ONE morning, I went for a walk on a pathway here in Puyallup. As I reached the river side I saw an elderly man sitting on a bench. He was watching those men and women fishing for salmon.

“Good morning sir,” I said to the elderly man. He replied, “Good morning young man.” I asked him, “Can I join you?” He said, “Sure.”

We started to chat. The old man said, “I usually come here to stay away from our noisy neighborhood. Also, when I’m here, my daughter won’t catch me smoking my cigarettes.”

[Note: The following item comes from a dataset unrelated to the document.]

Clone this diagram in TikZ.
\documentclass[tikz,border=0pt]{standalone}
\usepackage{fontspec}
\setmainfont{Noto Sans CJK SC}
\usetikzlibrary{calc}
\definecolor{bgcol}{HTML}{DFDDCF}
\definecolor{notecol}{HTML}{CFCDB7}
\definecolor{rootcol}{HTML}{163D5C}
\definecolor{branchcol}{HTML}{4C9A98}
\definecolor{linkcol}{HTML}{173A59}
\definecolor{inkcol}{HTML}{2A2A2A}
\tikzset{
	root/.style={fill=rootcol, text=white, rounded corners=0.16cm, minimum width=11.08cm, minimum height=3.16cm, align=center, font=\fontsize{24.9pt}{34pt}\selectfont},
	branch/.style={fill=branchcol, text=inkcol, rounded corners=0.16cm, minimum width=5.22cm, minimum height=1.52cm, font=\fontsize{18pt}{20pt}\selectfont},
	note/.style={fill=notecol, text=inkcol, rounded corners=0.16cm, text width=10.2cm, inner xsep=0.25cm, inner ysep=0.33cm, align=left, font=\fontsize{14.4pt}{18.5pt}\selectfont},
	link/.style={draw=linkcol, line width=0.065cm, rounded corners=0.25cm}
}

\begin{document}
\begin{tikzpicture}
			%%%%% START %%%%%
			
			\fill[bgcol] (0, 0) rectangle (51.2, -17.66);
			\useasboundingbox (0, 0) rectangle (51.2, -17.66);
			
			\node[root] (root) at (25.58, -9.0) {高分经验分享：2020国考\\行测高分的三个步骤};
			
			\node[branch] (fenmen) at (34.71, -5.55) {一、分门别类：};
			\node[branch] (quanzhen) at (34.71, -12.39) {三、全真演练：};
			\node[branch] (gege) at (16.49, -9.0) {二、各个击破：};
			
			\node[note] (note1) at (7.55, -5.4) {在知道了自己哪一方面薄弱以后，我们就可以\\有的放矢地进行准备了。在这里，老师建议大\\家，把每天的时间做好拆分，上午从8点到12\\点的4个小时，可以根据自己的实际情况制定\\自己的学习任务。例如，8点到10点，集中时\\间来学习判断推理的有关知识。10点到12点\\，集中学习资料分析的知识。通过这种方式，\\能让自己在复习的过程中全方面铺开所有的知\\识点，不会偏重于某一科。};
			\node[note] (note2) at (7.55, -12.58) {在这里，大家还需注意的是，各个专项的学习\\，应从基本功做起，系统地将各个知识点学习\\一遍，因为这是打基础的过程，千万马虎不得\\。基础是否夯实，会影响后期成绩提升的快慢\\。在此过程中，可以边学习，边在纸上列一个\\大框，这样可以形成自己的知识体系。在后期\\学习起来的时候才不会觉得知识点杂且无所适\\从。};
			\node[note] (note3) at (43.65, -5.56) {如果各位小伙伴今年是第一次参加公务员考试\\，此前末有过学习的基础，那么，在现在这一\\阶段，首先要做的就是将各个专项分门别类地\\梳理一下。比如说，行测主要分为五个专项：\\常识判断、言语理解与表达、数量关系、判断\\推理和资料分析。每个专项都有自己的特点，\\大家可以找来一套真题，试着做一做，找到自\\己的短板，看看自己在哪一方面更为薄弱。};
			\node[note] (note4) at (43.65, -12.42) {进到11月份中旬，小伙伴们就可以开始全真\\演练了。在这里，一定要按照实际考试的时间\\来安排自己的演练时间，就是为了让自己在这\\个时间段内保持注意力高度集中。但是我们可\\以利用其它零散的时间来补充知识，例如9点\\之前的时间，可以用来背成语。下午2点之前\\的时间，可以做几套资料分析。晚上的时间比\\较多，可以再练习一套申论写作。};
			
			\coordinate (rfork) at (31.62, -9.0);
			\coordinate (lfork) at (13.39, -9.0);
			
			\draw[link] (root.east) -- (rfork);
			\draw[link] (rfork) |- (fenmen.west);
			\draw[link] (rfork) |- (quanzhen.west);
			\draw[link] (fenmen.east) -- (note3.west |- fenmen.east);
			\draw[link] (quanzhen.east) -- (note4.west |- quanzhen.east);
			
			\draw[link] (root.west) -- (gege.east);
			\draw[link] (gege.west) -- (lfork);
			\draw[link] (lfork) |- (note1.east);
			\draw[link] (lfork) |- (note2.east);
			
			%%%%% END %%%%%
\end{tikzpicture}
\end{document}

I said, “I don’t blame you.” Then he said he wanted to tell me a joke. “Why are the cannibals afraid of clowns?” he asked.

“Why?” I asked.

“Because they taste funny.”

I laughed. Wow, I thought, this old man has a sense of humor.

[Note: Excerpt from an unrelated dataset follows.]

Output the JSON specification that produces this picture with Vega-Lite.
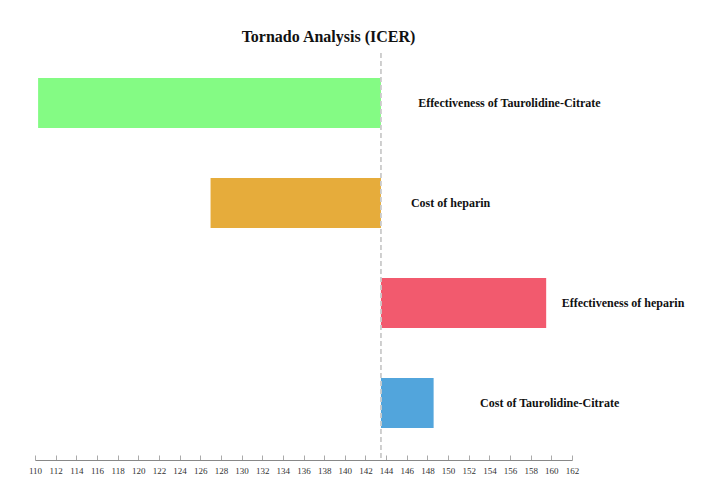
{
  "$schema": "https://vega.github.io/schema/vega-lite/v6.json",
  "width": 537,
  "height": 407,
  "autosize": {"type": "none"},
  "padding": {"left": 35, "top": 53, "right": 134, "bottom": 31},
  "background": "white",
  "title": {
    "text": "Tornado Analysis (ICER)",
    "font": "Liberation Serif",
    "fontSize": 16,
    "fontWeight": "bold",
    "color": "#111111",
    "anchor": "middle",
    "dx": 25,
    "dy": 15,
    "offset": 10,
    "baseline": "alphabetic"
  },
  "data": {
    "values": [
      {"factor": "Effectiveness of Taurolidine-Citrate", "low": 110.3, "high": 143.5, "labelAt": 147.1},
      {"factor": "Cost of heparin", "low": 127.0, "high": 143.5, "labelAt": 146.4},
      {"factor": "Effectiveness of heparin", "low": 143.5, "high": 159.5, "labelAt": 161.0},
      {"factor": "Cost of Taurolidine-Citrate", "low": 143.5, "high": 148.6, "labelAt": 153.1}
    ]
  },
  "encoding": {
    "y": {
      "field": "factor",
      "type": "nominal",
      "sort": null,
      "scale": {"paddingInner": 0.5, "paddingOuter": 0.285, "align": 0.44},
      "axis": null
    }
  },
  "layer": [
    {
      "mark": {"type": "bar", "cornerRadius": 0},
      "encoding": {
        "x": {
          "field": "low",
          "type": "quantitative",
          "scale": {"domain": [110, 162], "nice": false, "zero": false},
          "axis": {
            "title": null,
            "values": [110,112,114,116,118,120,122,124,126,128,130,132,134,136,138,140,142,144,146,148,150,152,154,156,158,160,162],
            "grid": false,
            "labelOverlap": false,
            "labelFlush": false,
            "domainColor": "#888888",
            "domainWidth": 1,
            "tickColor": "#aaaaaa",
            "tickSize": -5,
            "labelPadding": 11,
            "labelFont": "Liberation Serif",
            "labelFontSize": 9,
            "labelColor": "#333333"
          }
        },
        "x2": {"field": "high"},
        "color": {
          "field": "factor",
          "type": "nominal",
          "scale": {
            "domain": ["Effectiveness of Taurolidine-Citrate", "Cost of heparin", "Effectiveness of heparin", "Cost of Taurolidine-Citrate"],
            "range": ["#84fb84", "#e6ac3b", "#f25a6e", "#52a5dc"]
          },
          "legend": null
        }
      }
    },
    {
      "mark": {"type": "rule", "color": "#cccccc", "strokeDash": [5, 3], "strokeWidth": 1},
      "encoding": {
        "x": {
          "datum": 143.5,
          "type": "quantitative",
          "axis": {
            "title": null,
            "values": [110,112,114,116,118,120,122,124,126,128,130,132,134,136,138,140,142,144,146,148,150,152,154,156,158,160,162],
            "grid": false,
            "labelOverlap": false,
            "labelFlush": false,
            "domainColor": "#888888",
            "domainWidth": 1,
            "tickColor": "#aaaaaa",
            "tickSize": -5,
            "labelPadding": 11,
            "labelFont": "Liberation Serif",
            "labelFontSize": 9,
            "labelColor": "#333333"
          }
        },
        "y": null
      }
    },
    {
      "mark": {"type": "text", "align": "left", "baseline": "middle", "font": "Liberation Serif", "fontWeight": "bold", "fontSize": 12, "color": "#111111"},
      "encoding": {
        "x": {
          "field": "labelAt",
          "type": "quantitative",
          "axis": {
            "title": null,
            "values": [110,112,114,116,118,120,122,124,126,128,130,132,134,136,138,140,142,144,146,148,150,152,154,156,158,160,162],
            "grid": false,
            "labelOverlap": false,
            "labelFlush": false,
            "domainColor": "#888888",
            "domainWidth": 1,
            "tickColor": "#aaaaaa",
            "tickSize": -5,
            "labelPadding": 11,
            "labelFont": "Liberation Serif",
            "labelFontSize": 9,
            "labelColor": "#333333"
          }
        },
        "text": {"field": "factor"}
      }
    }
  ],
  "config": {"view": {"stroke": null}}
}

“What about you?” the old man said. “Do you have a joke to share?”

“I have two jokes.” I said. “Here’s the first one. A woman goes to the doctor. ‘Doctor,’ she said, ‘I don’t know what to do. Everyday my husband seems to lose his temper for no reason. It scares me.’ The doctor said, ‘I have a cure for that. When it seems that your husband is getting angry, just take a glass of water and start swishing it in your mouth. Just swish and swish, but don’t swallow it until he either leaves the room or calms down.’ Two weeks later the woman comes back to the doctor looking fresh and reborn. She says: ‘Doctor that was a brilliant idea! Every time my husband started losing it, I swished water in my mouth. I swished and swished, and he calmed right down! How does a glass of water do that?’ The doctor says: ‘The water itself does nothing. It’s keeping your mouth shut that does the trick.’ ”

The old man laughed and laughed and said, “Holy cow, that is a good one! Maybe I should use that ‘technique’ on my daughter in case she catches me smoking.”

Then he asked, “What’s your second joke?”

I said, “A man and woman had been married for many years. Whenever they fight, they would yell at each other. ‘When I die,’ the man would say, ‘I will dig my way up and out of the grave and come back and haunt you for the rest of your life!’ The man died when he was 98. After he was buried, their neighbors asked the wife, ‘Aren’t you afraid that he may indeed dig his way out of the grave and haunt you for the rest of your life?’ The wife said, ‘Let him dig. I had him buried upside down, and I know he won’t ask for direction.’ ”

The old man laughed and said to me, “You’re really a joker!” He said we should meet again one of these days.

Taotao Commonwealth, Happy Thanksgiving!